■ Set problem
Faithfully return all lines, omitting every embedded picture.

■ Given information

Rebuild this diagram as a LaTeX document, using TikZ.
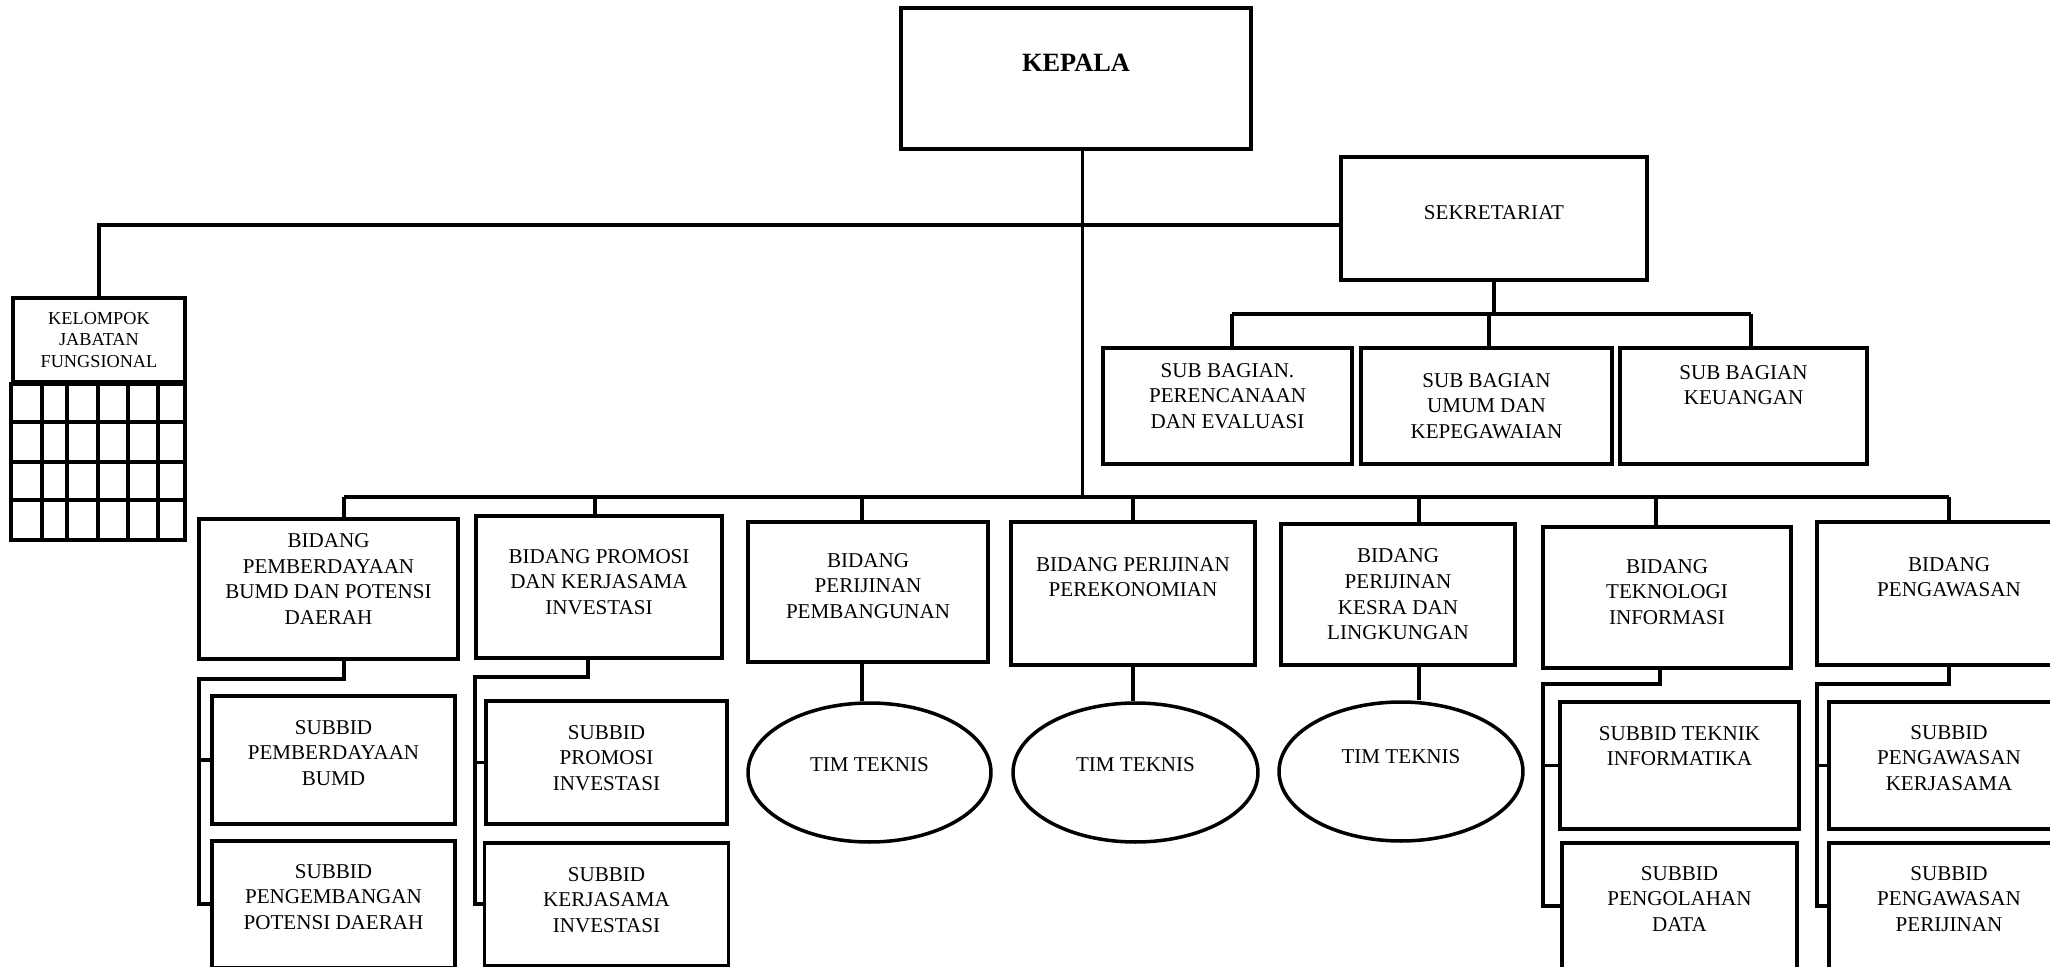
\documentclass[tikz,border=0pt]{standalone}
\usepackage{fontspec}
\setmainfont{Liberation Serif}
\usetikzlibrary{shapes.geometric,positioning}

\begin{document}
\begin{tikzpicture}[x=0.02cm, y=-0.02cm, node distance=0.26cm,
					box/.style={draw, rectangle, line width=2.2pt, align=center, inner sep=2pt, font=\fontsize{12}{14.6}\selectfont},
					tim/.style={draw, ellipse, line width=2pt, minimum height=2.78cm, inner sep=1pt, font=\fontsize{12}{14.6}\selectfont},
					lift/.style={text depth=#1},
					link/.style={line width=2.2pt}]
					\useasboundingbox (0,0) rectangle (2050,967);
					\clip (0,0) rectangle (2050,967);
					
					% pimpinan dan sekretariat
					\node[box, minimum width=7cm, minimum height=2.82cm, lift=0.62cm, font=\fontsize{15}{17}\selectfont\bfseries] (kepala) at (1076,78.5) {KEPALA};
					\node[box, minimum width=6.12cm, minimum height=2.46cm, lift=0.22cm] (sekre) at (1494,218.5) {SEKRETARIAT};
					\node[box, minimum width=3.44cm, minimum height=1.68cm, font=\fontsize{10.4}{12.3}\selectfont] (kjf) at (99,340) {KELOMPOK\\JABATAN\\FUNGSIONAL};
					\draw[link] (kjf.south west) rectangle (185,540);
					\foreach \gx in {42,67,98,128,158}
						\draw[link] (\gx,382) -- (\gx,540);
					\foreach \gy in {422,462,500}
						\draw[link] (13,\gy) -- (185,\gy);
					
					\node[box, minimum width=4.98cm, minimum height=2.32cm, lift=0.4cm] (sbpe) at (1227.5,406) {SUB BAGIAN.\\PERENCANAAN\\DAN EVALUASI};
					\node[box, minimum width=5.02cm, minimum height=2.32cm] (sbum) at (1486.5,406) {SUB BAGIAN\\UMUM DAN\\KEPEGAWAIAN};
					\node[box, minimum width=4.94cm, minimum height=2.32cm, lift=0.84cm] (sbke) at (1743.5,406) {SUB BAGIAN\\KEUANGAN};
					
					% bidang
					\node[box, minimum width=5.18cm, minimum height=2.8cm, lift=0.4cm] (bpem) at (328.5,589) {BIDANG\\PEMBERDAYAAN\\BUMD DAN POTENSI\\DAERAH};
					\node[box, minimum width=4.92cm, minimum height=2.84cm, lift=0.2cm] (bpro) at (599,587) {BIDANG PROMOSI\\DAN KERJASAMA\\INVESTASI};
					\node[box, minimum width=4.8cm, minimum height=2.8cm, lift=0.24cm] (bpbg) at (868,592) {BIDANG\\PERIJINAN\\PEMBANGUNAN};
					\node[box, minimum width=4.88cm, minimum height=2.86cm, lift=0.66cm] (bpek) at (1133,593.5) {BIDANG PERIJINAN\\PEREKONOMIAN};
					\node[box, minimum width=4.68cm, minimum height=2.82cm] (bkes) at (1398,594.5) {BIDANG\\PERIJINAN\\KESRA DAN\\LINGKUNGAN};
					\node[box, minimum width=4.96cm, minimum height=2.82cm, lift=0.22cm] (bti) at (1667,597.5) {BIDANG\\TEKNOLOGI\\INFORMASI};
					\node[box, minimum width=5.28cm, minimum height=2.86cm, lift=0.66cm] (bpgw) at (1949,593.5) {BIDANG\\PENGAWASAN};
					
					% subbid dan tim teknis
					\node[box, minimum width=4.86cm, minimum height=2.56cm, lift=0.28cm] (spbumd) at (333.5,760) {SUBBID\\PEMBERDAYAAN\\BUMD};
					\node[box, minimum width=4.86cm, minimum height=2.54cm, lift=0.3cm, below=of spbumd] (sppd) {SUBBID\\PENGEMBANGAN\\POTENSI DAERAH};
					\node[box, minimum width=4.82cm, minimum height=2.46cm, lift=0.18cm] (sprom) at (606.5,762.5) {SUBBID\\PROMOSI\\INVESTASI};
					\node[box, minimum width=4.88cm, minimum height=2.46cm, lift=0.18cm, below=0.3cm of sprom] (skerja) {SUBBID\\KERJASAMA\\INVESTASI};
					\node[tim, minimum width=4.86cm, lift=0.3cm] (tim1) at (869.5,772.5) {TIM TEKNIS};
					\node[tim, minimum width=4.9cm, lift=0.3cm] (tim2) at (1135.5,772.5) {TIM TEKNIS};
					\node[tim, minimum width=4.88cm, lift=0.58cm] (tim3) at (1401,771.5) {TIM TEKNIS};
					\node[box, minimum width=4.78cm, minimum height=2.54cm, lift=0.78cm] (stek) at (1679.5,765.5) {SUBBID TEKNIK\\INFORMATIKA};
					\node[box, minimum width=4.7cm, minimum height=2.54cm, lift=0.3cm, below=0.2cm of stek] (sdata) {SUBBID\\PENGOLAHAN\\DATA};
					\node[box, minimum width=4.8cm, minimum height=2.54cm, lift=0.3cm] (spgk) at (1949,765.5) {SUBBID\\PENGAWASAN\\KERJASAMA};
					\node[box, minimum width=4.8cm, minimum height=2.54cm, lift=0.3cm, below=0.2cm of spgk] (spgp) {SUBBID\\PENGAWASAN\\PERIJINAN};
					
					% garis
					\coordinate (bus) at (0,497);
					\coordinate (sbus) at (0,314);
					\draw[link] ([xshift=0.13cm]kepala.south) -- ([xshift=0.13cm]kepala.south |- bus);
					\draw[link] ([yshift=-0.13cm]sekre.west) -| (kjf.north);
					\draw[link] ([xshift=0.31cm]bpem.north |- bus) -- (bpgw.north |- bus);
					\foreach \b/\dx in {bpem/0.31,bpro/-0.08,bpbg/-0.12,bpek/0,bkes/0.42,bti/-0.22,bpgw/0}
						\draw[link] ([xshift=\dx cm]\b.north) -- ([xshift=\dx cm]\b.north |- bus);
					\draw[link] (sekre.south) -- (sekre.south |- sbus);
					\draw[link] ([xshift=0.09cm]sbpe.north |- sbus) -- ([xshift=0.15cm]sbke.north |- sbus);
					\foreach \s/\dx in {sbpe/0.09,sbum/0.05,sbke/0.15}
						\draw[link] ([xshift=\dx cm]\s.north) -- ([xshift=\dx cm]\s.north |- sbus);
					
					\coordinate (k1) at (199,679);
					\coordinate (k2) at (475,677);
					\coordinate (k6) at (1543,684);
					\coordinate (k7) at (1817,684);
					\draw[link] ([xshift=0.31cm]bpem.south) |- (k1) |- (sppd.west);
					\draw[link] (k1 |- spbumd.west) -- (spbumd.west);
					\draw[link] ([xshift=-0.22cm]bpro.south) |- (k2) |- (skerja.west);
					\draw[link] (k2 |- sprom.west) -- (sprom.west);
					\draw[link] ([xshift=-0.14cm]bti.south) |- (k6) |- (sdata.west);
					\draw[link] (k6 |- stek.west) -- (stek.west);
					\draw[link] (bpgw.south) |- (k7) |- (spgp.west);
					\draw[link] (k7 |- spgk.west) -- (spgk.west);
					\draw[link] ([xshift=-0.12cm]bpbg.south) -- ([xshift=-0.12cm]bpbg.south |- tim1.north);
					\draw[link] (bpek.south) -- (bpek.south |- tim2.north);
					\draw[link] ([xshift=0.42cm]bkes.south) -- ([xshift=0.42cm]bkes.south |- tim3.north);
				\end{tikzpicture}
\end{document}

■ Solution
Rebuild this diagram as a LaTeX document, using TikZ.
\documentclass[tikz,border=0pt]{standalone}
\usepackage{fontspec}
\setmainfont{Liberation Serif}
\usetikzlibrary{shapes.geometric,positioning}

\begin{document}
\begin{tikzpicture}[x=0.02cm, y=-0.02cm, node distance=0.26cm,
					box/.style={draw, rectangle, line width=2.2pt, align=center, inner sep=2pt, font=\fontsize{12}{14.6}\selectfont},
					tim/.style={draw, ellipse, line width=2pt, minimum height=2.78cm, inner sep=1pt, font=\fontsize{12}{14.6}\selectfont},
					lift/.style={text depth=#1},
					link/.style={line width=2.2pt}]
					\useasboundingbox (0,0) rectangle (2050,967);
					\clip (0,0) rectangle (2050,967);
					
					% pimpinan dan sekretariat
					\node[box, minimum width=7cm, minimum height=2.82cm, lift=0.62cm, font=\fontsize{15}{17}\selectfont\bfseries] (kepala) at (1076,78.5) {KEPALA};
					\node[box, minimum width=6.12cm, minimum height=2.46cm, lift=0.22cm] (sekre) at (1494,218.5) {SEKRETARIAT};
					\node[box, minimum width=3.44cm, minimum height=1.68cm, font=\fontsize{10.4}{12.3}\selectfont] (kjf) at (99,340) {KELOMPOK\\JABATAN\\FUNGSIONAL};
					\draw[link] (kjf.south west) rectangle (185,540);
					\foreach \gx in {42,67,98,128,158}
						\draw[link] (\gx,382) -- (\gx,540);
					\foreach \gy in {422,462,500}
						\draw[link] (13,\gy) -- (185,\gy);
					
					\node[box, minimum width=4.98cm, minimum height=2.32cm, lift=0.4cm] (sbpe) at (1227.5,406) {SUB BAGIAN.\\PERENCANAAN\\DAN EVALUASI};
					\node[box, minimum width=5.02cm, minimum height=2.32cm] (sbum) at (1486.5,406) {SUB BAGIAN\\UMUM DAN\\KEPEGAWAIAN};
					\node[box, minimum width=4.94cm, minimum height=2.32cm, lift=0.84cm] (sbke) at (1743.5,406) {SUB BAGIAN\\KEUANGAN};
					
					% bidang
					\node[box, minimum width=5.18cm, minimum height=2.8cm, lift=0.4cm] (bpem) at (328.5,589) {BIDANG\\PEMBERDAYAAN\\BUMD DAN POTENSI\\DAERAH};
					\node[box, minimum width=4.92cm, minimum height=2.84cm, lift=0.2cm] (bpro) at (599,587) {BIDANG PROMOSI\\DAN KERJASAMA\\INVESTASI};
					\node[box, minimum width=4.8cm, minimum height=2.8cm, lift=0.24cm] (bpbg) at (868,592) {BIDANG\\PERIJINAN\\PEMBANGUNAN};
					\node[box, minimum width=4.88cm, minimum height=2.86cm, lift=0.66cm] (bpek) at (1133,593.5) {BIDANG PERIJINAN\\PEREKONOMIAN};
					\node[box, minimum width=4.68cm, minimum height=2.82cm] (bkes) at (1398,594.5) {BIDANG\\PERIJINAN\\KESRA DAN\\LINGKUNGAN};
					\node[box, minimum width=4.96cm, minimum height=2.82cm, lift=0.22cm] (bti) at (1667,597.5) {BIDANG\\TEKNOLOGI\\INFORMASI};
					\node[box, minimum width=5.28cm, minimum height=2.86cm, lift=0.66cm] (bpgw) at (1949,593.5) {BIDANG\\PENGAWASAN};
					
					% subbid dan tim teknis
					\node[box, minimum width=4.86cm, minimum height=2.56cm, lift=0.28cm] (spbumd) at (333.5,760) {SUBBID\\PEMBERDAYAAN\\BUMD};
					\node[box, minimum width=4.86cm, minimum height=2.54cm, lift=0.3cm, below=of spbumd] (sppd) {SUBBID\\PENGEMBANGAN\\POTENSI DAERAH};
					\node[box, minimum width=4.82cm, minimum height=2.46cm, lift=0.18cm] (sprom) at (606.5,762.5) {SUBBID\\PROMOSI\\INVESTASI};
					\node[box, minimum width=4.88cm, minimum height=2.46cm, lift=0.18cm, below=0.3cm of sprom] (skerja) {SUBBID\\KERJASAMA\\INVESTASI};
					\node[tim, minimum width=4.86cm, lift=0.3cm] (tim1) at (869.5,772.5) {TIM TEKNIS};
					\node[tim, minimum width=4.9cm, lift=0.3cm] (tim2) at (1135.5,772.5) {TIM TEKNIS};
					\node[tim, minimum width=4.88cm, lift=0.58cm] (tim3) at (1401,771.5) {TIM TEKNIS};
					\node[box, minimum width=4.78cm, minimum height=2.54cm, lift=0.78cm] (stek) at (1679.5,765.5) {SUBBID TEKNIK\\INFORMATIKA};
					\node[box, minimum width=4.7cm, minimum height=2.54cm, lift=0.3cm, below=0.2cm of stek] (sdata) {SUBBID\\PENGOLAHAN\\DATA};
					\node[box, minimum width=4.8cm, minimum height=2.54cm, lift=0.3cm] (spgk) at (1949,765.5) {SUBBID\\PENGAWASAN\\KERJASAMA};
					\node[box, minimum width=4.8cm, minimum height=2.54cm, lift=0.3cm, below=0.2cm of spgk] (spgp) {SUBBID\\PENGAWASAN\\PERIJINAN};
					
					% garis
					\coordinate (bus) at (0,497);
					\coordinate (sbus) at (0,314);
					\draw[link] ([xshift=0.13cm]kepala.south) -- ([xshift=0.13cm]kepala.south |- bus);
					\draw[link] ([yshift=-0.13cm]sekre.west) -| (kjf.north);
					\draw[link] ([xshift=0.31cm]bpem.north |- bus) -- (bpgw.north |- bus);
					\foreach \b/\dx in {bpem/0.31,bpro/-0.08,bpbg/-0.12,bpek/0,bkes/0.42,bti/-0.22,bpgw/0}
						\draw[link] ([xshift=\dx cm]\b.north) -- ([xshift=\dx cm]\b.north |- bus);
					\draw[link] (sekre.south) -- (sekre.south |- sbus);
					\draw[link] ([xshift=0.09cm]sbpe.north |- sbus) -- ([xshift=0.15cm]sbke.north |- sbus);
					\foreach \s/\dx in {sbpe/0.09,sbum/0.05,sbke/0.15}
						\draw[link] ([xshift=\dx cm]\s.north) -- ([xshift=\dx cm]\s.north |- sbus);
					
					\coordinate (k1) at (199,679);
					\coordinate (k2) at (475,677);
					\coordinate (k6) at (1543,684);
					\coordinate (k7) at (1817,684);
					\draw[link] ([xshift=0.31cm]bpem.south) |- (k1) |- (sppd.west);
					\draw[link] (k1 |- spbumd.west) -- (spbumd.west);
					\draw[link] ([xshift=-0.22cm]bpro.south) |- (k2) |- (skerja.west);
					\draw[link] (k2 |- sprom.west) -- (sprom.west);
					\draw[link] ([xshift=-0.14cm]bti.south) |- (k6) |- (sdata.west);
					\draw[link] (k6 |- stek.west) -- (stek.west);
					\draw[link] (bpgw.south) |- (k7) |- (spgp.west);
					\draw[link] (k7 |- spgk.west) -- (spgk.west);
					\draw[link] ([xshift=-0.12cm]bpbg.south) -- ([xshift=-0.12cm]bpbg.south |- tim1.north);
					\draw[link] (bpek.south) -- (bpek.south |- tim2.north);
					\draw[link] ([xshift=0.42cm]bkes.south) -- ([xshift=0.42cm]bkes.south |- tim3.north);
				\end{tikzpicture}
\end{document}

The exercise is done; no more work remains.